After Margaret hung up, Alan took his supper to his desk and did some research. He found a number of articles -- in _The Atlanta Journal_, _Atlanta Magazine_, _The Atlanta Business Chronicle_, _The Milledgeville Union Recorder_, _Paranormal Watch_, _The Weekly World News_, and Wikipedia -- about Nat Holcomb, a paranormal who could instantly and perfectly change people's sex. There were also references to her, or him, on the personal blogs of several transsexuals who had availed themselves of his, or her, services. The most illuminating, perhaps, was a long series of blog posts from a dot-com millionaire, retired at thirty-six, who had, apparently out of sheer bored-rich curiosity, hired Holcomb to change him into a woman and change him back into a man thirty days later. A week into the experiment, "she" wrote:
I thought the weirdness, the sheer constant feeling of wrongness, would be gone by now. No such luck. I still feel off-balance when I walk -- and I haven't even tried wearing heels yet. My breasts are constantly getting in the way. I have to steel myself to walk into a women's restroom, though I have managed to avoid absentmindedly walking into the men's room. A couple of times, when I've been hacking or reading a really absorbing book, I've forgotten my body for a little while; but not for very long.
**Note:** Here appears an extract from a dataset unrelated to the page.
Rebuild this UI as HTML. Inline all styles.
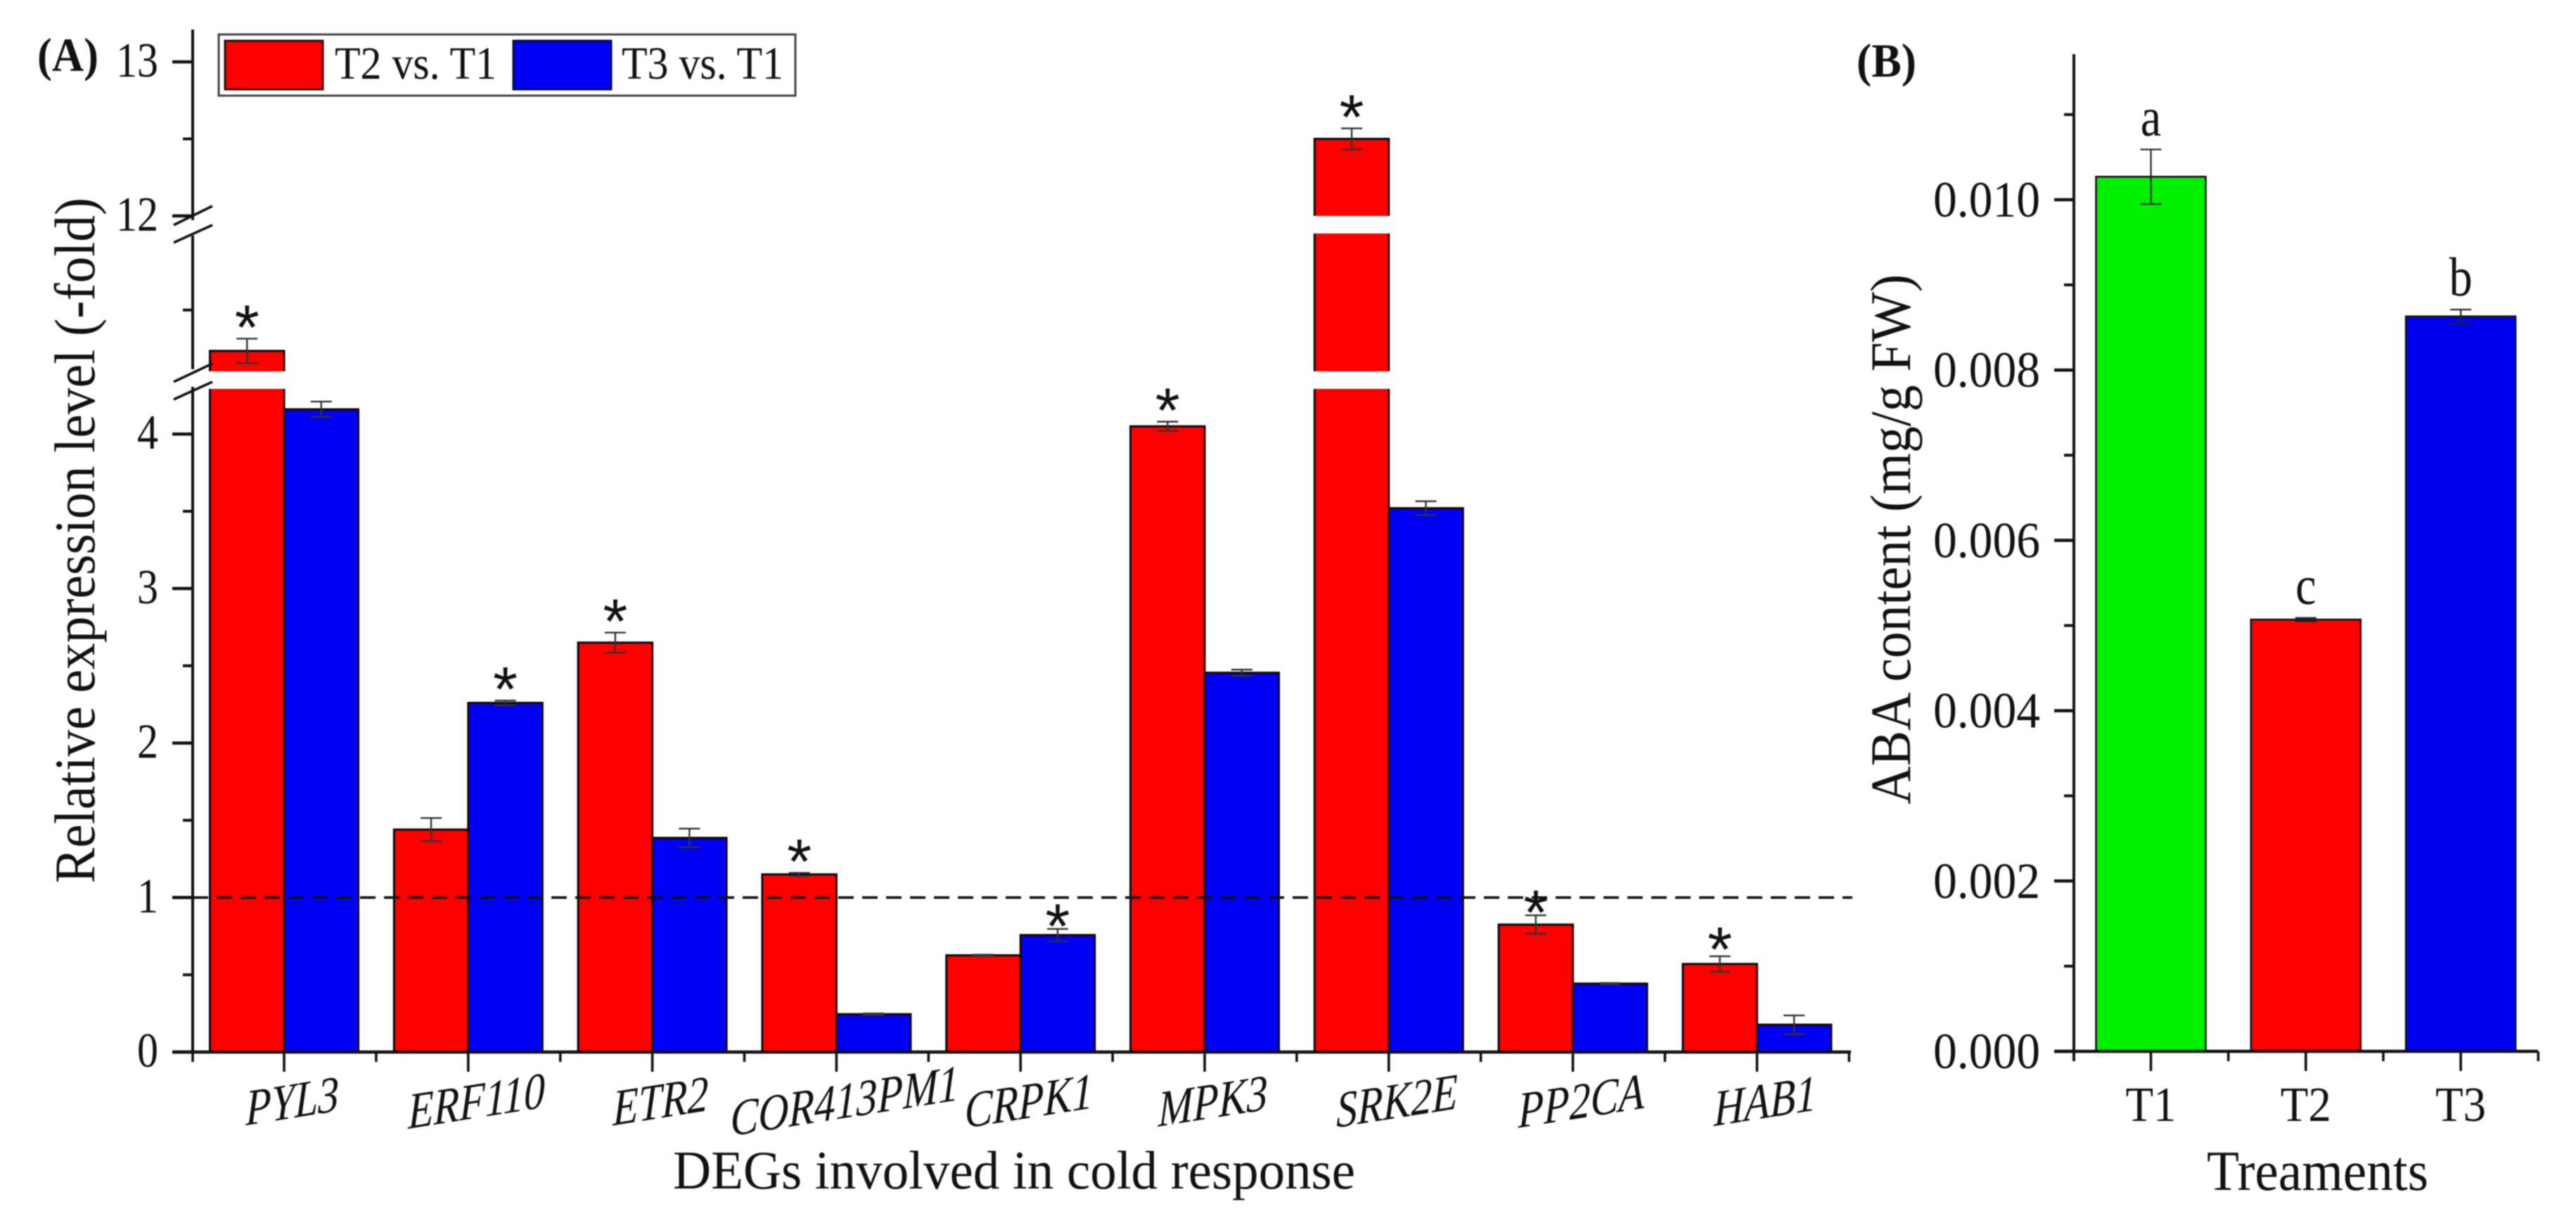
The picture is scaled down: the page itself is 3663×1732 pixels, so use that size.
<!DOCTYPE html>
<html lang="en">
<head>
<meta charset="utf-8">
<title>Relative expression of cold-response DEGs and ABA content</title>
<style>
html,body{margin:0;padding:0;background:#fff;width:3663px;height:1732px;overflow:hidden}
svg{display:block;filter:blur(0.7px)}
text{font-family:"Liberation Serif","Times New Roman",serif;fill:#111}
</style>
</head>
<body>
<svg id="figure" xmlns="http://www.w3.org/2000/svg" width="3663" height="1732" viewBox="0 0 3663 1732">
  <rect x="0" y="0" width="3663" height="1732" fill="#fff"/>

  <g id="panelA">
    <text x="53" y="101" font-size="68" font-weight="bold" textLength="87" lengthAdjust="spacingAndGlyphs">(A)</text>
    <text transform="translate(134,1256) rotate(-90)" font-size="82" textLength="975" lengthAdjust="spacingAndGlyphs">Relative expression level (-fold)</text>
    <text x="957" y="1690" font-size="77" textLength="970" lengthAdjust="spacingAndGlyphs">DEGs involved in cold response</text>
  </g>

  <g id="panelB">
    <text x="2640" y="109" font-size="68" font-weight="bold" textLength="85" lengthAdjust="spacingAndGlyphs">(B)</text>
    <text transform="translate(2716,1144) rotate(-90)" font-size="82" textLength="754" lengthAdjust="spacingAndGlyphs">ABA content (mg/g FW)</text>
    <text x="3138" y="1692" font-size="80" textLength="315" lengthAdjust="spacingAndGlyphs">Treaments</text>
  </g>
</svg>

<script>
// ---- Panel A data ----
const genes = ['PYL3', 'ERF110', 'ETR2', 'COR413PM1', 'CRPK1', 'MPK3', 'SRK2E', 'PP2CA', 'HAB1'];
const t2Values = [6.0, 1.44, 2.65, 1.15, 0.626, 4.05, 12.5, 0.825, 0.57];
const t2Errors = [0.6, 0.075, 0.065, 0.01, 0.004, 0.03, 0.068, 0.06, 0.05];
const t3Values = [4.16, 2.26, 1.386, 0.245, 0.757, 2.455, 3.52, 0.443, 0.177];
const t3Errors = [0.05, 0.015, 0.06, 0.005, 0.04, 0.02, 0.045, 0.004, 0.06];
const t2Stars = [1, 0, 1, 1, 0, 1, 1, 1, 1];
const t3Stars = [0, 1, 0, 0, 1, 0, 0, 0, 0];
const closeStarGenes = ['CRPK1', 'PP2CA'];
const yTicksA = [0, 1, 2, 3, 4, 12, 13];
const yMinorTicksA = [0.5, 1.5, 2.5, 3.5, 8, 12.5];
const referenceLevel = 1;

// ---- Panel B data ----
const treatments = ['T1', 'T2', 'T3'];
const abaValues = [0.01027, 0.00507, 0.00863];
const abaErrors = [0.00032, 0.00002, 0.00008];
const abaLetters = ['a', 'c', 'b'];
const abaColors = ['#00f000', '#fe0000', '#0000f0'];
const yTicksB = ['0.000', '0.002', '0.004', '0.006', '0.008', '0.010'];
const yMinorTicksB = [0.001, 0.003, 0.005, 0.007, 0.009, 0.011];

const NS = 'http://www.w3.org/2000/svg';
const svg = document.getElementById('figure');
const panelA = document.getElementById('panelA');
const panelB = document.getElementById('panelB');

function make(parent, tag, attrs) {
  const el = document.createElementNS(NS, tag);
  for (const k in attrs) el.setAttribute(k, attrs[k]);
  parent.appendChild(el);
  return el;
}

// ---- Panel A scales (broken axis) ----
const A_LOW_TOP = 4.29, A_MID_BOTTOM = 5, A_MID_TOP = 11.75, A_UP_BOTTOM = 12;
function yA(v) {
  if (v >= A_UP_BOTTOM) return 307 - 219 * (v - A_UP_BOTTOM);
  if (v >= A_MID_BOTTOM) return 528 - 29.04 * (v - A_MID_BOTTOM);
  if (v >= A_LOW_TOP) return 553 - (v - A_LOW_TOP) * (25 / (A_MID_BOTTOM - A_LOW_TOP));
  return 1496 - 219.7 * v;
}
function xA(i) { return 404 + 261.8 * i; }
const barWidthA = 105.5;
const gapsA = [[A_LOW_TOP, A_MID_BOTTOM], [A_MID_TOP, A_UP_BOTTOM]];

function drawBarA(i, side, value, err, color, series, star) {
  const gene = genes[i];
  const x = side < 0 ? xA(i) - barWidthA : xA(i);
  const top = yA(value);
  const bar = make(panelA, 'rect', { x: x, y: top, width: barWidthA, height: yA(0) - top, fill: color, stroke: '#160404', 'stroke-width': 3 });
  
  
  gapsA.forEach(function (g) {
    if (value > g[1]) {
      const gap = make(panelA, 'rect', { x: x - 3, y: yA(g[1]), width: barWidthA + 6, height: yA(g[0]) - yA(g[1]), fill: '#fff' });
      
      
    }
  });
  const cx = x + barWidthA / 2;
  const yHi = yA(value + err), yLo = yA(value - err);
  const eb = make(panelA, 'path', { d: 'M' + cx + ' ' + yHi + 'V' + yLo + 'M' + (cx - 15) + ' ' + yHi + 'H' + (cx + 15) + 'M' + (cx - 15) + ' ' + yLo + 'H' + (cx + 15), fill: 'none', stroke: '#333', 'stroke-width': 2.4 });
  
  
  if (star) {
    let lift = closeStarGenes.indexOf(gene) >= 0 ? 19 : 31;
    if (gene === 'HAB1') lift = 25;
    const s = make(panelA, 'text', { x: cx, y: yHi - lift + 46, 'text-anchor': 'middle', 'font-size': 90, style: 'font-family:"Liberation Sans",Arial,sans-serif' });
    s.textContent = '*';
    
    
  }
}

genes.forEach(function (g, i) {
  drawBarA(i, -1, t2Values[i], t2Errors[i], '#fe0000', 't2', t2Stars[i]);
  drawBarA(i, 1, t3Values[i], t3Errors[i], '#0000f4', 't3', t3Stars[i]);
});

// reference line
const refLine = make(panelA, 'line', { x1: 274, x2: 2634, y1: yA(referenceLevel), y2: yA(referenceLevel), stroke: '#111', 'stroke-width': 3.6, 'stroke-dasharray': '22 12' });



// y axis A with breaks
const axisPathA = make(panelA, 'path', { d: 'M274 42V313M274 335V525M274 550V1498', fill: 'none', stroke: '#111', 'stroke-width': 4 });


const breakMarks = make(panelA, 'path', { d: 'M247 320L302 293M247 345L302 320M247 543L302 517M247 568L302 543', fill: 'none', stroke: '#111', 'stroke-width': 3.6 });



yTicksA.forEach(function (t) {
  const y = yA(t);
  const tk = make(panelA, 'line', { x1: 245, x2: 274, y1: y, y2: y, stroke: '#111', 'stroke-width': 4.5 });
  
  
  const lb = make(panelA, 'text', { x: 225, y: y + 21, 'text-anchor': 'end', 'font-size': 70, textLength: 30 * String(t).length, lengthAdjust: 'spacingAndGlyphs' });
  lb.textContent = t;
  
  
});
yMinorTicksA.forEach(function (t) {
  const y = yA(t);
  const tk = make(panelA, 'line', { x1: 260, x2: 274, y1: y, y2: y, stroke: '#111', 'stroke-width': 4 });
  
  
});

// x axis A
const xAxisA = make(panelA, 'line', { x1: 245, x2: 2632, y1: yA(0), y2: yA(0), stroke: '#111', 'stroke-width': 4.5 });


genes.forEach(function (g, i) {
  const x = xA(i);
  const tk = make(panelA, 'line', { x1: x, x2: x, y1: 1496, y2: 1524, stroke: '#111', 'stroke-width': 3.6 });
  
  
  const cy = 1566, cx = x + 8;
  const lb = make(panelA, 'text', { x: 0, y: 0, 'text-anchor': 'middle', 'font-size': 72, style: 'font-style:italic', transform: 'rotate(-9 ' + cx + ' ' + cy + ') translate(' + cx + ' ' + (cy + 24) + ') skewX(-9) scale(0.84 1)' });
  lb.textContent = g;
  
  
});
for (let i = -1; i < genes.length; i++) {
  const x = i < 0 ? 274 : xA(i + 0.5);
  const tk = make(panelA, 'line', { x1: x, x2: x, y1: 1496, y2: 1510, stroke: '#111', 'stroke-width': 3.6 });
  
  
}

// legend
const legend = make(panelA, 'g', {});


const legendBox = make(legend, 'rect', { x: 311, y: 49, width: 820, height: 87, fill: '#fff', stroke: '#444', 'stroke-width': 3 });


const swatchT2 = make(legend, 'rect', { x: 320, y: 58, width: 139, height: 69, fill: '#fe0000', stroke: '#330808', 'stroke-width': 3 });


const labelT2 = make(legend, 'text', { x: 476, y: 112, 'font-size': 66, textLength: 230, lengthAdjust: 'spacingAndGlyphs' });
labelT2.textContent = 'T2 vs. T1';


const swatchT3 = make(legend, 'rect', { x: 730, y: 58, width: 139, height: 69, fill: '#0000f4', stroke: '#000850', 'stroke-width': 3 });


const labelT3 = make(legend, 'text', { x: 884, y: 112, 'font-size': 66, textLength: 230, lengthAdjust: 'spacingAndGlyphs' });
labelT3.textContent = 'T3 vs. T1';



// ---- Panel B ----
function yB(v) { return 1495 - 121100 * v; }
function xB(i) { return 3058.5 + 220.3 * i; }
const barWidthB = 156;

treatments.forEach(function (t, i) {
  const cx = xB(i), top = yB(abaValues[i]);
  const bar = make(panelB, 'rect', { x: cx - barWidthB / 2, y: top, width: barWidthB, height: yB(0) - top, fill: abaColors[i], stroke: '#121212', 'stroke-width': 2.6 });
  
  
  const yHi = yB(abaValues[i] + abaErrors[i]), yLo = yB(abaValues[i] - abaErrors[i]);
  const eb = make(panelB, 'path', { d: 'M' + cx + ' ' + yHi + 'V' + yLo + 'M' + (cx - 15) + ' ' + yHi + 'H' + (cx + 15) + 'M' + (cx - 15) + ' ' + yLo + 'H' + (cx + 15), fill: 'none', stroke: '#222', 'stroke-width': 2.2 });
  
  
  const lt = make(panelB, 'text', { x: 0, y: 0, 'text-anchor': 'middle', 'font-size': 78, transform: 'translate(' + cx + ' ' + (yHi - 20) + ') scale(0.85 1)' });
  lt.textContent = abaLetters[i];
  
  
  const tk = make(panelB, 'line', { x1: cx, x2: cx, y1: yB(0), y2: yB(0) + 28, stroke: '#111', 'stroke-width': 3.6 });
  
  
  const mx = xB(i + 0.5);
  const mtk = make(panelB, 'line', { x1: mx, x2: mx, y1: yB(0), y2: yB(0) + 14, stroke: '#111', 'stroke-width': 3.6 });
  
  
  const lb = make(panelB, 'text', { x: cx, y: 1594, 'text-anchor': 'middle', 'font-size': 70, textLength: 72, lengthAdjust: 'spacingAndGlyphs' });
  lb.textContent = t;
  
  
});

const yAxisB = make(panelB, 'line', { x1: 2949, x2: 2949, y1: 77, y2: yB(0) + 14, stroke: '#111', 'stroke-width': 4 });


const xAxisB = make(panelB, 'line', { x1: 2921, x2: 3609, y1: yB(0), y2: yB(0), stroke: '#111', 'stroke-width': 4.5 });



yTicksB.forEach(function (t) {
  const y = yB(parseFloat(t));
  const tk = make(panelB, 'line', { x1: 2921, x2: 2949, y1: y, y2: y, stroke: '#111', 'stroke-width': 4.5 });
  
  
  const lb = make(panelB, 'text', { x: 2901, y: y + 24, 'text-anchor': 'end', 'font-size': 72, textLength: 152, lengthAdjust: 'spacingAndGlyphs' });
  lb.textContent = t;
  
  
});
yMinorTicksB.forEach(function (t) {
  const y = yB(t);
  const tk = make(panelB, 'line', { x1: 2935, x2: 2949, y1: y, y2: y, stroke: '#111', 'stroke-width': 4 });
  
  
});
const startTickB = make(panelB, 'line', { x1: 2949, x2: 2949, y1: yB(0), y2: yB(0) + 14, stroke: '#111', 'stroke-width': 3.6 });


</script>
</body>
</html>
Then when I come to myself, the wrongness hits me worse than ever. Is this what transsexuals feel all the time?
Near the end, this:
You might have heard your wife or girlfriend or sister complain about her period -- probably not very often, but once in a while, maybe when it's hurting her worse than usual. And if you're like I was, you've wondered how bad it could really be, something natural and routine and completely non-pathological. Right?
It's much worse than you think. If they complained about it like I used to complain about the occasional illness or injury that hurt about this bad, our civilization would drown under a layer of complaining nine feet deep.
Then, after he was restored to his true sex, he wrote:
After experiencing gender dysphoria for a month, I feel deeply for the people who've suffered from it their whole lives. I've just made a substantial contribution to the Caeneus Foundation, which helps out transsexuals of limited income who couldn't otherwise afford Mr. Holcomb's services; I hope some of my readers will do the same by clicking the Caeneus logo in the margin.
If you've got change to spare and are thinking of having Mr. Holcomb change you temporarily like I did, here's a piece of advice:
Alan bookmarked the page and closed the browser window, sick at heart.
- This*, he thought, was what his ex-wife and that greedy,
irresponsible paranormal had inflicted on Jack and Cecil. She was so obsessive about finding a cure for their haemophilia that she'd lost sight entirely of their psychological and spiritual health. Had Holcomb thought for a minute about how this would affect them deep-down and long-term, or asked any questions except whether Margaret's money was green? Alan found that about as plausible as the paragraph in the Wikipedia article (interrupted every other sentence with  tags) about how Holcomb had supposedly beaten off the alien invasion two years ago by changing the sex of a few hundred aliens.
Somehow he needed to get Holcomb to change them back. He noticed the time: 10:48 pm. He had to get to bed soon. But first he picked up his PDA and made two entries: a reminder to call his lawyer during his lunch break tomorrow, and another to go by the church to pray before the Blessed Sacrament for a few minutes on the way to Margaret's house. He would need a heap of grace to restrain himself from getting into a long, furious argument with her in front of the boys -- oh, God -- in front of the girls... and to stay cheerful and calm with Jack and Cecil all weekend. He had to treat them like the boys they still really were inside, and help them somehow with the "dysphoric wrongness" that blogger had described, until he could get them changed back.